We were also invited to participate in the project and chose to base our film around Puccini’s opera La fanciulla del West (The Girl from the Golden West). One of the challenges of this project for us was to distil an epic two hour opera into a five minute film in a way which would transcend being mere précis. The film’s form evolved gradually over time to become something quite apart from the opera whilst retaining its core theme.
Our film, Face of an Angel, gives a highly abridged version of the plot from the point of view of Minnie, the opera’s central character, who runs the bar in a gold miners’ camp. Minnie shows great humanity, not only to the poor immigrant miners but also to Dick Johnson, the bandit with whom she falls in love. Her belief that every man is worthy of redemption is disclosed when she convinces the miners that her lover should not be hanged for his crimes and that indeed, he has the will to reform. In our film, Minnie relates her story in a matter-of-fact voice-over from an unknown point in her future.

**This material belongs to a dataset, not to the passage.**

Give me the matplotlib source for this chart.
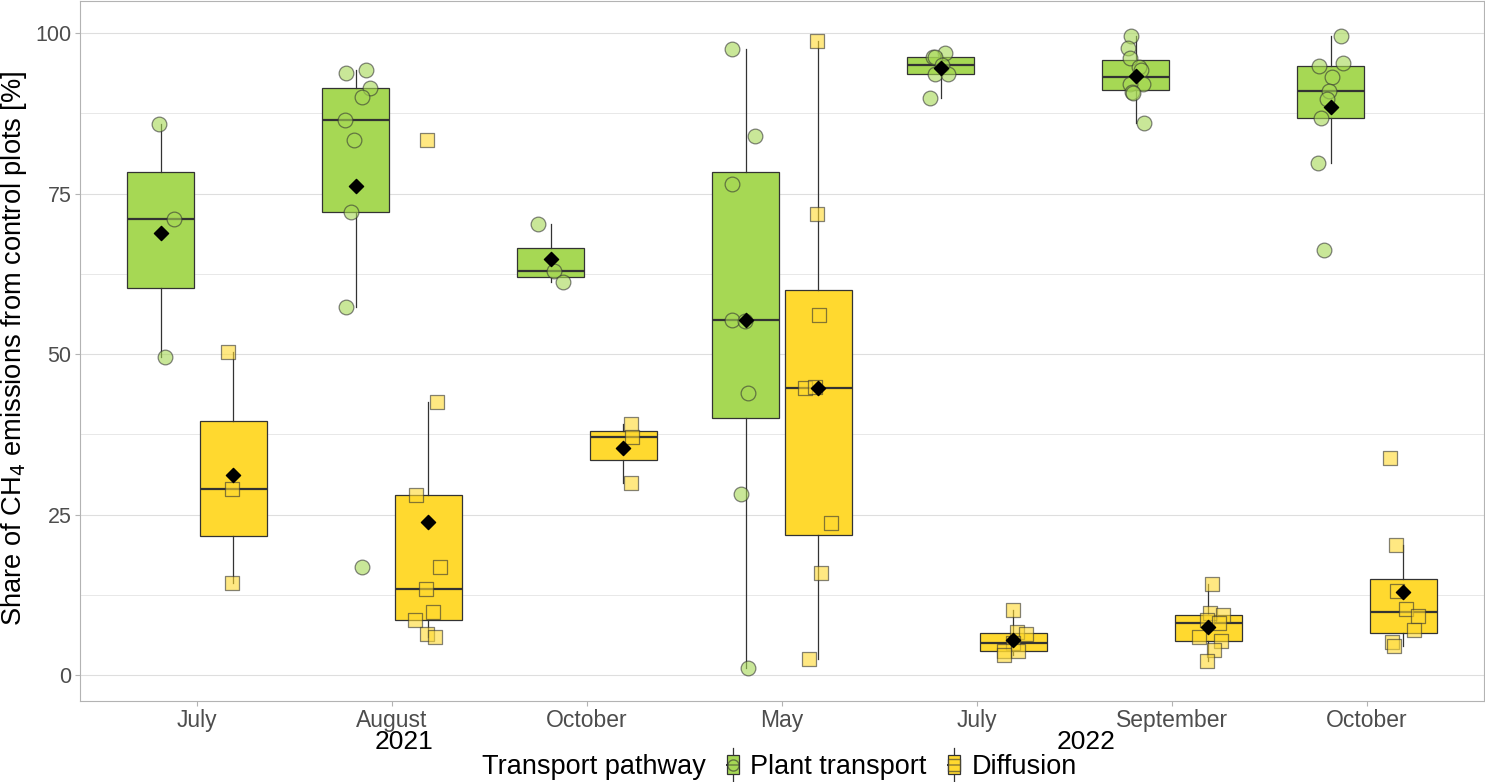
import matplotlib
matplotlib.use("Agg")
import matplotlib.pyplot as plt
import matplotlib.transforms as mtransforms
import numpy as np
from matplotlib.patches import Rectangle
from matplotlib.lines import Line2D
from matplotlib.legend_handler import HandlerBase

plt.rcParams['font.family'] = ['Liberation Sans', 'DejaVu Sans']

# campaigns on the x axis
months = ['July', 'August', 'October', 'May', 'July', 'September', 'October']
years = ['2021', '2022']
year_x = [2.06, 5.56]
pathways = ['Plant transport', 'Diffusion']

# share of CH4 emissions per plot [%]
plant = [
    [85.8, 71.1, 49.6],
    [93.8, 94.2, 91.5, 90.1, 86.5, 83.3, 72.2, 57.4, 16.8],
    [70.2, 62.9, 61.2],
    [97.6, 84.0, 76.5, 55.4, 55.2, 44.0, 28.2, 1.2],
    [96.9, 96.3, 96.3, 95.0, 93.6, 93.7, 89.9],
    [99.6, 97.7, 96.1, 94.7, 94.2, 92.0, 92.0, 90.8, 90.6, 86.0],
    [99.6, 94.9, 95.4, 93.1, 91.0, 89.7, 86.8, 79.8, 66.2],
]
diffusion = [
    [50.3, 29.0, 14.4],
    [83.3, 42.6, 28.0, 16.8, 13.5, 9.9, 8.6, 6.5, 6.0],
    [39.1, 37.1, 29.9],
    [98.7, 71.8, 56.1, 44.7, 44.9, 23.7, 16.0, 2.5],
    [10.2, 6.7, 6.4, 5.0, 3.8, 3.8, 3.1],
    [14.2, 9.7, 9.4, 8.6, 8.1, 5.9, 5.4, 3.95, 2.2],
    [13.2, 10.4, 9.2, 7.0, 5.2, 4.6, 33.8, 20.3],
]

# horizontal jitter of the points
plant_jitter = [
    [-0.01, 0.07, 0.025],
    [-0.05, 0.055, 0.075, 0.035, -0.055, -0.01, -0.025, -0.05, 0.035],
    [-0.065, 0.02, 0.065],
    [-0.07, 0.05, -0.07, -0.07, -0.005, 0.015, -0.025, 0.015],
    [0.025, -0.04, -0.03, 0.01, -0.03, 0.04, -0.055],
    [-0.025, -0.04, -0.03, 0.02, 0.03, 0.04, -0.03, -0.02, -0.015, 0.045],
    [0.055, -0.06, 0.065, 0.005, -0.01, -0.02, -0.05, -0.065, -0.035],
]
diffusion_jitter = [
    [-0.03, -0.01, -0.01],
    [-0.005, 0.045, -0.065, 0.06, -0.015, 0.025, -0.07, -0.005, 0.035],
    [0.04, 0.045, 0.04],
    [-0.005, -0.01, 0.005, -0.07, -0.02, 0.065, 0.015, -0.05],
    [0.0, 0.02, 0.065, 0.0, -0.05, 0.025, -0.05],
    [0.02, 0.01, 0.075, -0.01, 0.055, -0.05, 0.065, 0.03, -0.005],
    [-0.035, 0.015, 0.075, 0.055, -0.06, -0.05, -0.07, -0.04],
]

colors = ['#A6D854', '#FFD92F']
markers = ['o', 's']
msizes = [112, 92]
dodge = 0.187
box_w = 0.34
edge = '#333333'

fig = plt.figure(figsize=(14.85, 7.82), dpi=100)
ax = fig.add_axes([80 / 1485, 1 - 701 / 782, 1404 / 1485, 700 / 782])

x = np.arange(1, len(months) + 1)
for k, (series, jit) in enumerate([(plant, plant_jitter), (diffusion, diffusion_jitter)]):
    pos = x + (-dodge if k == 0 else dodge)
    ax.boxplot(series, positions=pos, widths=box_w, patch_artist=True,
               showfliers=False, showcaps=False, whis=1.5, manage_ticks=False,
               boxprops=dict(facecolor=colors[k], edgecolor=edge, linewidth=0.9),
               whiskerprops=dict(color=edge, linewidth=0.9),
               medianprops=dict(color=edge, linewidth=1.6),
               zorder=2)
    for i in range(len(series)):
        xs = pos[i] + np.array(jit[i])
        ax.scatter(xs, series[i], s=msizes[k], marker=markers[k],
                   facecolor=colors[k], edgecolor=edge, linewidths=0.9,
                   alpha=0.6, zorder=3)
    means = [np.mean(v) for v in series]
    ax.scatter(pos, means, marker='D', s=52, color='black', zorder=4)

ax.set_xlim(0.4, 7.6)
ax.set_ylim(-4, 105)
ax.set_xticks(x)
ax.set_xticklabels(months)
ax.set_yticks([0, 25, 50, 75, 100])
ax.set_yticks([12.5, 37.5, 62.5, 87.5], minor=True)
ax.tick_params(axis='both', which='major', color='#b3b3b3', length=3.6, width=0.8,
               labelcolor='#4d4d4d', pad=2.5)
ax.tick_params(axis='x', labelsize=16.5)
ax.tick_params(axis='y', labelsize=15.5)
ax.tick_params(axis='y', which='minor', length=0)
ax.grid(axis='y', which='major', color='#dedede', linewidth=0.8)
ax.grid(axis='y', which='minor', color='#dedede', linewidth=0.5)
ax.set_axisbelow(True)
for sp in ax.spines.values():
    sp.set_color('#b3b3b3')
    sp.set_linewidth(0.8)

# year labels under the month labels
year_trans = mtransforms.blended_transform_factory(ax.transData, fig.transFigure)
for yx, yr in zip(year_x, years):
    ax.text(yx, 1 - 742 / 782, yr, transform=year_trans,
            ha='center', va='center', fontsize=19, color='black')

fig.text(14 / 1485, 1 - 348 / 782, 'Share of CH$_4$ emissions from control plots [%]',
         rotation=90, ha='center', va='center', fontsize=19.6)


class BoxKey(HandlerBase):
    def __init__(self, color, marker):
        super().__init__()
        self.color = color
        self.marker = marker

    def create_artists(self, legend, orig_handle, xdescent, ydescent, width, height,
                       fontsize, trans):
        cx = -xdescent + width / 2
        cy = -ydescent + height / 2
        bw = width * 0.55
        bh = height * 1.0
        whisk = Line2D([cx, cx], [cy - bh * 0.85, cy + bh * 0.85], color=edge, lw=0.9,
                       transform=trans)
        box = Rectangle((cx - bw / 2, cy - bh / 2), bw, bh, facecolor=self.color,
                        edgecolor=edge, lw=0.9, transform=trans)
        med = Line2D([cx - bw / 2, cx + bw / 2], [cy, cy], color=edge, lw=1.4,
                     transform=trans)
        pt = Line2D([cx], [cy], marker=self.marker, markersize=8, markerfacecolor=self.color,
                    markeredgecolor=edge, alpha=0.6, linestyle='none', transform=trans)
        return [whisk, box, med, pt]


fig.text(706 / 1485, 1 - 767 / 782, 'Transport pathway', ha='right', va='center',
         fontsize=19.5)
handles = [Rectangle((0, 0), 1, 1), Rectangle((0, 0), 1, 1)]
fig.legend(handles, pathways, loc='center left', bbox_to_anchor=(722 / 1485, 1 - 767 / 782),
           ncol=2, frameon=False, fontsize=19.5, handlelength=0.8, handletextpad=0.25,
           columnspacing=0.6, borderpad=0, borderaxespad=0,
           handler_map={handles[0]: BoxKey(colors[0], 'o'), handles[1]: BoxKey(colors[1], 's')})

fig.savefig('out.png', dpi=100)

We were attracted to this opera by its relatively unusual setting. We decided to interpret the ‘West’ of the Californian gold rush by using the post-industrial landscape of South Wales, one of the original coal mining areas which fuelled the industrial revolution in Britain. Our main location was an open-cast mine, a recent development to exploit the coal that remains in this already highly worked land. The activities of this new mine have been contentious in the locality for health and environmental reasons. It has been the subject of violent protest which has created a heightened sense of security around the vast operation. Needless to say, we were questioned by the police and mine authorities during our shooting. This sense of suspicion, power and control resonated with the miners’ camp portrayed in La fanciulla del West.
We were attracted to the mechanics of this mining operation, to the way in which the landscape was literally shifted around by diggers and tippers. In fact, the diggers and tippers themselves are the stars of our film. These yellow vehicles move speedily back and forth across the black landscape, forming highly choreographed patterns. Indeed, they are almost dancing to Puccini’s music. They also signal the mechanisation and alienation of labour – not a single human being is visible. We have also introduced into the film many mechanical and industrial sounds to create a hellish atmosphere, contrasting with the music. At times these and other sounds such as birdsong, are woven into the music, working with and against its rhythm.
We were also attracted to this opera as it gave us the chance to allude to the Western genre. This we have done in a minimalist way with the use of harsh landscapes, cattle, gunshots etc. The film also contains a series of portraits of young men, representing the chorus of immigrant gold miners in the opera. These portraits are simultaneously sympathetic and sinister, referring to the changing nature of the miners in the opera. We hope the portraits will also resonate with the situation of immigrants in the West today.
The film-makers participating in Twenty Puccini are: Adolfo Arrieta, Tonino de Bernardi, Antoine Barraud, Frank Beauvais, Julio Bressane, Pip Chodorov, Brady Corbet, Peter Cramer and Jack Waters, Clare Doyon, Stephen Dwoskin, Agnès Feuvre, Anthea Kennedy and Ian Wiblin, Mikhail Kobakhidzé, Keja Ho Kramer, Christian Lebrat, Jonas Mekas, Alberto Momo, Lorenzo Recio, Michael Snow and Tsai Ming Liang.
Anthea Kennedy and Ian Wiblin are London-based film artists whose previous efforts include the acclaimed feature Stella Polare. Twenty Puccini will be screened at the Lucca Film Festival in two parts: part one on 11th October, 2008 and part two on 18th October, 2008.